Sample analytic approach
With this schema, a simple analysis to estimate deflection attributable to a major KB update looks like this:
- Choose an intent_hash (or set) linked to kb_update_id = X.
- Filter tickets where kb_surfaced = true and kb_authoritative_change = major.
- Compute per-channel daily counts of tickets and the proportion resolved as self-serve in two windows: pre-update (t-30 to t-1) and post-update (t+1 to t+30), excluding t (publish day).
- Adjust for traffic volume using total web sessions or search impressions if available to control for visit changes.
- Estimate change in self-serve rate per channel and convert to avoided agent-handled contacts (volume * delta).
Here’s a pseudo-SQL snippet to get you started (adapt to your data model):
SELECT initial_channel, COUNT(*) AS tickets, SUM(CASE WHEN resolution_type='self-serve' THEN 1 ELSE 0 END) AS selfserve_count, DATE(created_at) AS day FROM tickets WHERE intent_hash = 'abc123' AND kb_surfaced = true AND kb_update_id = 'KB-456' AND created_at BETWEEN '2026-01-01' AND '2026-03-31' GROUP BY initial_channel, DATE(created_at);
Pitfalls and how to avoid them
- Attributing too quickly: Some updates take time to index, be surfaced by bots, or for customers to discover. Wait at least 14–30 days before assuming full effect.

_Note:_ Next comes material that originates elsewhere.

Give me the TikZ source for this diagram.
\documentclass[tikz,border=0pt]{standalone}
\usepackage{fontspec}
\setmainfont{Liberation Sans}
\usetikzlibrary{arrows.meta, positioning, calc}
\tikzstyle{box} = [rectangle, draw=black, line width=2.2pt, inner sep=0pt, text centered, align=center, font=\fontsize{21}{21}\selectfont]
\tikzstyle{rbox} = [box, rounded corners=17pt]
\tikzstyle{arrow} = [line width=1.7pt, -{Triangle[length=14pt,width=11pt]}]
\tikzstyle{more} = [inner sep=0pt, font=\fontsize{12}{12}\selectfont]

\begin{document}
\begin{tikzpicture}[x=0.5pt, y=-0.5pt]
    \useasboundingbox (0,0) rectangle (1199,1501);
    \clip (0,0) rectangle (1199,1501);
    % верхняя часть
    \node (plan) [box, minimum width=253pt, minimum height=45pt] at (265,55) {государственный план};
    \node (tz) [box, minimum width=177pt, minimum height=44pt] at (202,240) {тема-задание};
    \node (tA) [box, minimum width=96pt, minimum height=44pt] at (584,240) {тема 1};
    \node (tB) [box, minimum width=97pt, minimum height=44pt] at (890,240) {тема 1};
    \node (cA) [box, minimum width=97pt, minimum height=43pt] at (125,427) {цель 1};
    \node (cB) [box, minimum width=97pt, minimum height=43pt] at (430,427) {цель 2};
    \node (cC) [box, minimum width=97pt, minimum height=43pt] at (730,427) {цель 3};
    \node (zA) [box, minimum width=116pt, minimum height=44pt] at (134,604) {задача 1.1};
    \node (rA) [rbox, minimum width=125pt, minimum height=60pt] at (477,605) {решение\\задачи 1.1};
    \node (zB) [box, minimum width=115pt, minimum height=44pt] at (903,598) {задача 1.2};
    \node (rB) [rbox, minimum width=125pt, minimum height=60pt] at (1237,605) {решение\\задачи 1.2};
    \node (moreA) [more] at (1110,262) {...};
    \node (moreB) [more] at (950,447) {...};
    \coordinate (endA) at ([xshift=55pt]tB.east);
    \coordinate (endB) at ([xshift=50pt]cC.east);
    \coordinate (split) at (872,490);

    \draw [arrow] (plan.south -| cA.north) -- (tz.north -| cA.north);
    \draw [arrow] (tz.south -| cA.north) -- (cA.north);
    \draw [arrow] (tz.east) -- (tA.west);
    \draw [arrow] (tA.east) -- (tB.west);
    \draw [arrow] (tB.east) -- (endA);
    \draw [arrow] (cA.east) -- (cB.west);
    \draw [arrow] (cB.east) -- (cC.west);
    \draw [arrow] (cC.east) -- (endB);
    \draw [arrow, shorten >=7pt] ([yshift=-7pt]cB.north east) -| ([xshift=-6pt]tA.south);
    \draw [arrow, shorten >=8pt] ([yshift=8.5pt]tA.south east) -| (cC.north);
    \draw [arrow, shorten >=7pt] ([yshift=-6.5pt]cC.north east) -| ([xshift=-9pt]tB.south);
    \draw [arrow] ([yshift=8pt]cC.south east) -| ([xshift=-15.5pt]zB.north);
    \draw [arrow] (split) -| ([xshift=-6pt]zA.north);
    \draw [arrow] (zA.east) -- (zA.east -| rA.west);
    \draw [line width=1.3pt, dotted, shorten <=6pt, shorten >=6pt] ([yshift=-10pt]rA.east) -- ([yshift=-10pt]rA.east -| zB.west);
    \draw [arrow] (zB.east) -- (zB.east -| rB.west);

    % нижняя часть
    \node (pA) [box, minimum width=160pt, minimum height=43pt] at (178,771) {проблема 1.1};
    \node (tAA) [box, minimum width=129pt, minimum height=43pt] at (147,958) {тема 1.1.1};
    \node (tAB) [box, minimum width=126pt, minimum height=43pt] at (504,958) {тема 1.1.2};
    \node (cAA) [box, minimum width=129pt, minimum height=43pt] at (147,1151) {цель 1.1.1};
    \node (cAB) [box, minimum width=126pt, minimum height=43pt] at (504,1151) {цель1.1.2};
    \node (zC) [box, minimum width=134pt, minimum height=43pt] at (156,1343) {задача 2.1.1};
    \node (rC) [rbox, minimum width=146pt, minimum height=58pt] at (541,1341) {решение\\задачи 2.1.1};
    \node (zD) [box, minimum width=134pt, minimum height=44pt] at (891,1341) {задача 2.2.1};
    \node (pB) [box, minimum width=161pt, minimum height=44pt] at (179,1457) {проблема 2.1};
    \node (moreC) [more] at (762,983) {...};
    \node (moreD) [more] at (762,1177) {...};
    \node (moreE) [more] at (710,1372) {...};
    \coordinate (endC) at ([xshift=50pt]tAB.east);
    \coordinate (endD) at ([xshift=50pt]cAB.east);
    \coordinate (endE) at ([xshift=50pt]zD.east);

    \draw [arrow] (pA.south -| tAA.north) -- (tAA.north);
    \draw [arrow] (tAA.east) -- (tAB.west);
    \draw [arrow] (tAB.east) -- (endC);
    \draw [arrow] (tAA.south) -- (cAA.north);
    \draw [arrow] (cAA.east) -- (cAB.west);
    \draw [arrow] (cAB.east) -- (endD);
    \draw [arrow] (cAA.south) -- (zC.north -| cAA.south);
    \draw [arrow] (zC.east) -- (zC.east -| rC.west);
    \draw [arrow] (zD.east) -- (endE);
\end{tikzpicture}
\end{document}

- Confounding events: Product launches, pricing changes, or marketing campaigns can change volume independently. Always scan product and marketing calendars — add those as covariates if possible.
- Poor intent grouping: If your intent_hash is too coarse, you’ll wash out the signal. If it’s too fine, you won’t have statistical power. Aim for problem-level grouping (e.g., “password reset vs auth error”).

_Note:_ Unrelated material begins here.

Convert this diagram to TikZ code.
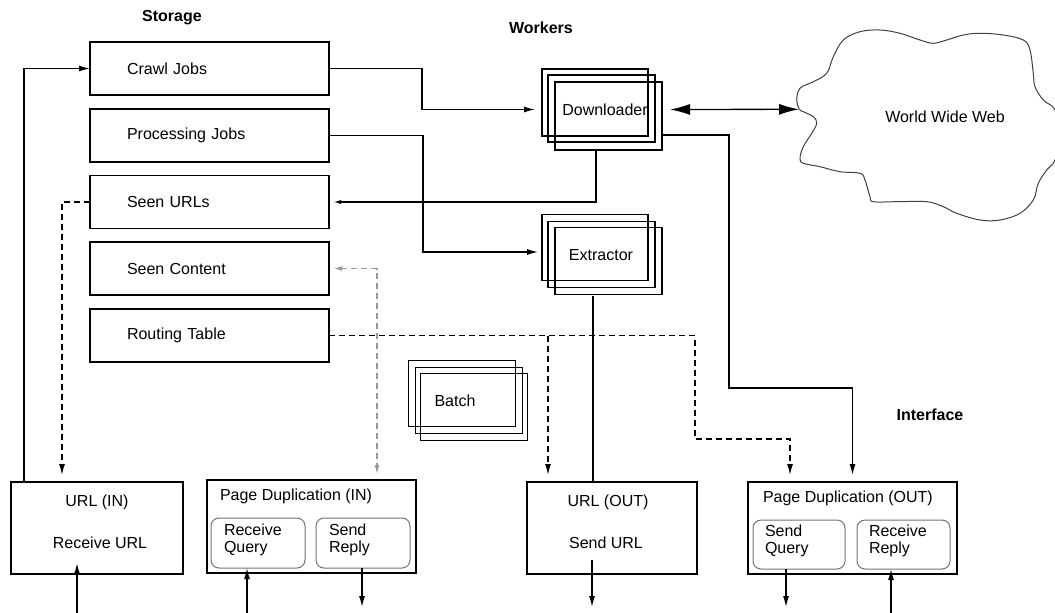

- Reliance on manual agent tagging: Human tags are noisy. Favor deterministic signals (URL presence, bot response logs) and use agent tags as supporting evidence.
Tools and integrations
Most modern stacks can support this schema with minor engineering effort:
- Knowledge platforms: Zendesk Guide, Help Scout Docs, Confluence, or Document360—ensure article IDs and publish metadata are exposed via API.
- Search & relevance: Coveo, Algolia, Elasticsearch—capture ranking/position when results are served.

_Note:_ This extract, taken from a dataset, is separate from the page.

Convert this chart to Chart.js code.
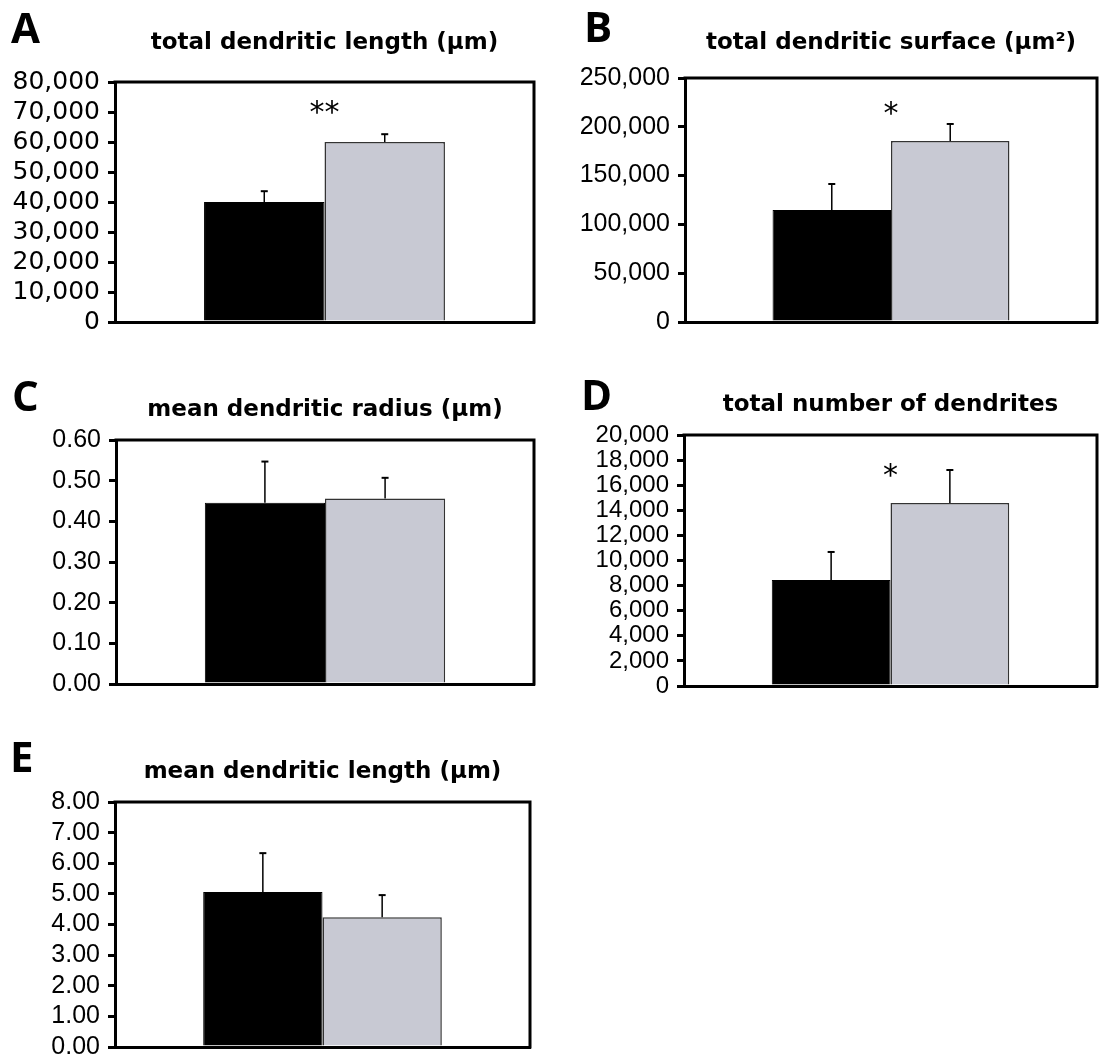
<!DOCTYPE html>
<html>
<head>
<meta charset="utf-8">
<script src="https://cdn.jsdelivr.net/npm/chart.js@4.4.0/dist/chart.umd.min.js"></script>
<style>
    html, body { margin: 0; padding: 0; background: #fff; }
    body { width: 1099px; height: 1057px; position: relative; overflow: hidden; }
    canvas { position: absolute; }
</style>
</head>
<body>
<canvas id="panel0"></canvas>
<canvas id="panel1"></canvas>
<canvas id="panel2"></canvas>
<canvas id="panel3"></canvas>
<canvas id="panel4"></canvas>
<script>
// ===== Data =====
const panelLetters = ['A', 'B', 'C', 'D', 'E'];
const panelTitles = [
    'total dendritic length (μm)',
    'total dendritic surface (μm²)',
    'mean dendritic radius (μm)',
    'total number of dendrites',
    'mean dendritic length (μm)'
];
const groups = ['group 1', 'group 2'];
const meanBlack = [40000, 114800, 0.446, 8450, 5.06];
const semBlack = [3600, 26600, 0.101, 2230, 1.27];
const meanGray = [60000, 185400, 0.456, 14580, 4.24];
const semGray = [2600, 17500, 0.051, 2630, 0.72];
const sigMarks = ['**', '*', '', '*', ''];
const sigLevel = [72500, 222000, null, 17400, null];
const yMax = [80000, 250000, 0.6, 20000, 8];
const yStep = [10000, 50000, 0.1, 2000, 1];
const ticksA = ['0', '10,000', '20,000', '30,000', '40,000', '50,000', '60,000', '70,000', '80,000'];
const ticksB = ['0', '50,000', '100,000', '150,000', '200,000', '250,000'];
const ticksC = ['0.00', '0.10', '0.20', '0.30', '0.40', '0.50', '0.60'];
const ticksD = ['0', '2,000', '4,000', '6,000', '8,000', '10,000', '12,000', '14,000', '16,000', '18,000', '20,000'];
const ticksE = ['0.00', '1.00', '2.00', '3.00', '4.00', '5.00', '6.00', '7.00', '8.00'];
const tickLabels = [ticksA, ticksB, ticksC, ticksD, ticksE];

// ===== Layout (page pixels) =====
// canvas: [x, y, w, h], area: [left, top, right, bottom]
const layout = [
    { canvas: [0, 0, 550, 345],     area: [115, 82, 534, 322],   titleY: 43,  letter: [11, 43],   tickFont: ['"DejaVu Sans"', 25] },
    { canvas: [550, 0, 549, 345],   area: [685, 78, 1097, 322],  titleY: 43,  letter: [584, 42],  tickFont: ['"Liberation Sans"', 25] },
    { canvas: [0, 345, 550, 360],   area: [116, 440, 534, 684],  titleY: 410, letter: [12, 411],  tickFont: ['"Liberation Sans"', 25] },
    { canvas: [550, 345, 549, 360], area: [684, 435, 1097, 686], titleY: 405, letter: [581, 410], tickFont: ['"Liberation Sans"', 24] },
    { canvas: [0, 705, 550, 352],   area: [115, 802, 530, 1047], titleY: 772, letter: [10, 772],  tickFont: ['"Liberation Sans"', 25] }
];

const TITLE_SIZE = 23;
const TITLE_LINE = TITLE_SIZE * 1.2;

Chart.defaults.font.family = '"DejaVu Sans", sans-serif';
Chart.defaults.color = '#000';

// ===== Plugins =====
const panelDecor = {
    id: 'panelDecor',
    afterDatasetsDraw(chart, args, opts) {
        const ctx = chart.ctx;
        const area = chart.chartArea;
        const y = chart.scales.y;
        const bars = chart.data.datasets.map((ds, i) => chart.getDatasetMeta(i).data[0]);

        ctx.save();
        // error bars (upper only)
        ctx.strokeStyle = '#000';
        chart.data.datasets.forEach((ds, i) => {
            const bar = bars[i];
            const top = y.getPixelForValue(ds.data[0] + opts.sems[i]);
            ctx.lineWidth = 1.5;
            ctx.beginPath();
            ctx.moveTo(bar.x, bar.y);
            ctx.lineTo(bar.x, top);
            ctx.stroke();
            ctx.lineWidth = 2;
            ctx.beginPath();
            ctx.moveTo(bar.x - 3.5, top);
            ctx.lineTo(bar.x + 3.5, top);
            ctx.stroke();
        });

        // top and right frame
        ctx.lineWidth = 3;
        ctx.lineCap = 'square';
        ctx.beginPath();
        ctx.moveTo(area.left, area.top);
        ctx.lineTo(area.right, area.top);
        ctx.lineTo(area.right, area.bottom);
        ctx.stroke();

        // significance stars
        if (opts.mark) {
            const size = 30;
            ctx.fillStyle = '#000';
            ctx.font = size + 'px "DejaVu Sans"';
            ctx.textAlign = 'center';
            ctx.textBaseline = 'alphabetic';
            const cx = (bars[0].x + bars[1].x) / 2;
            const cy = y.getPixelForValue(opts.level);
            ctx.fillText(opts.mark, cx, cy + 0.59 * size);
        }

        // panel letter
        ctx.fillStyle = '#000';
        ctx.font = 'bold 42px "Open Sans"';
        ctx.textAlign = 'left';
        ctx.textBaseline = 'alphabetic';
        ctx.fillText(opts.letter, opts.letterX, opts.letterY);
        ctx.restore();
    }
};

// ===== Build Panels =====
function buildPanel(i) {
    const L = layout[i];
    const [cx, cy, cw, ch] = L.canvas;
    const [al, at, ar, ab] = L.area;
    const canvas = document.getElementById('panel' + i);
    canvas.width = cw;
    canvas.height = ch;
    canvas.style.left = cx + 'px';
    canvas.style.top = cy + 'px';

    const padTop = (L.titleY - cy) - TITLE_LINE / 2;
    const titleBottom = (at - cy) - padTop - TITLE_LINE;

    return new Chart(canvas.getContext('2d'), {
        type: 'bar',
        data: {
            labels: [''],
            datasets: [
                {
                    label: groups[0],
                    data: [meanBlack[i]],
                    backgroundColor: '#000000',
                    borderColor: '#000000',
                    borderWidth: 1,
                    categoryPercentage: 0.575,
                    barPercentage: 1
                },
                {
                    label: groups[1],
                    data: [meanGray[i]],
                    backgroundColor: '#c8c9d3',
                    borderColor: '#333333',
                    borderWidth: 1.5,
                    categoryPercentage: 0.575,
                    barPercentage: 1
                }
            ]
        },
        options: {
            responsive: false,
            animation: false,
            devicePixelRatio: 1,
            events: [],
            layout: {
                padding: { top: padTop, left: 0, right: (cx + cw) - ar, bottom: (cy + ch) - ab }
            },
            plugins: {
                legend: { display: false },
                tooltip: { enabled: false },
                title: {
                    display: true,
                    text: panelTitles[i],
                    fullSize: false,
                    color: '#000',
                    font: { size: TITLE_SIZE, weight: 'bold', lineHeight: 1.2 },
                    padding: { top: 0, bottom: titleBottom }
                },
                panelDecor: {
                    sems: [semBlack[i], semGray[i]],
                    mark: sigMarks[i],
                    level: sigLevel[i],
                    letter: panelLetters[i],
                    letterX: L.letter[0] - cx,
                    letterY: L.letter[1] - cy
                }
            },
            scales: {
                x: {
                    ticks: { display: false },
                    grid: { display: false },
                    border: { display: true, color: '#000', width: 3 },
                    afterFit: (s) => { s.height = 0; }
                },
                y: {
                    min: 0,
                    max: yMax[i],
                    ticks: {
                        stepSize: yStep[i],
                        padding: 8,
                        color: '#000',
                        font: { family: L.tickFont[0], size: L.tickFont[1], lineHeight: 0.8 },
                        callback: (v, idx) => tickLabels[i][idx]
                    },
                    grid: {
                        display: true,
                        drawOnChartArea: false,
                        drawTicks: true,
                        tickLength: 7,
                        color: '#000',
                        lineWidth: 3
                    },
                    border: { display: true, color: '#000', width: 3 },
                    afterFit: (s) => {
                        s.width = al - cx;
                        s.paddingTop = 0;
                        s.paddingBottom = 0;
                    }
                }
            }
        },
        plugins: [panelDecor]
    });
}

const charts = panelLetters.map((l, i) => buildPanel(i));
</script>
</body>
</html>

- Conversational AI: Intercom, Ada, LivePerson—log what article or snippet was surfaced in the conversation payload.
- Ticketing systems: Zendesk, Freshdesk, Salesforce—add custom fields and populate via API triggers or middleware.
- Analytics: BigQuery, Snowflake, Looker, Metabase—join ticket data with web session/search impression data for normalized estimates.
Real-world example (short)
I worked with a SaaS customer who wanted to validate whether a re-write of their “billing issues” article caused fewer phone calls. We implemented the eight-field schema, automated extraction of KB IDs from bot logs and agent notes, and classified updates as major or minor within the CMS.
Within 30 days of a major rewrite, we saw a 22% increase in self-serve resolution for the billing intent on web chat and a 9% reduction in phone volumes for the same intent after adjusting for month-on-month traffic. The analysis convinced product and support leadership to prioritize more major content rewrites for high-volume intents — a relatively small content investment that produced measurable agent FTE savings.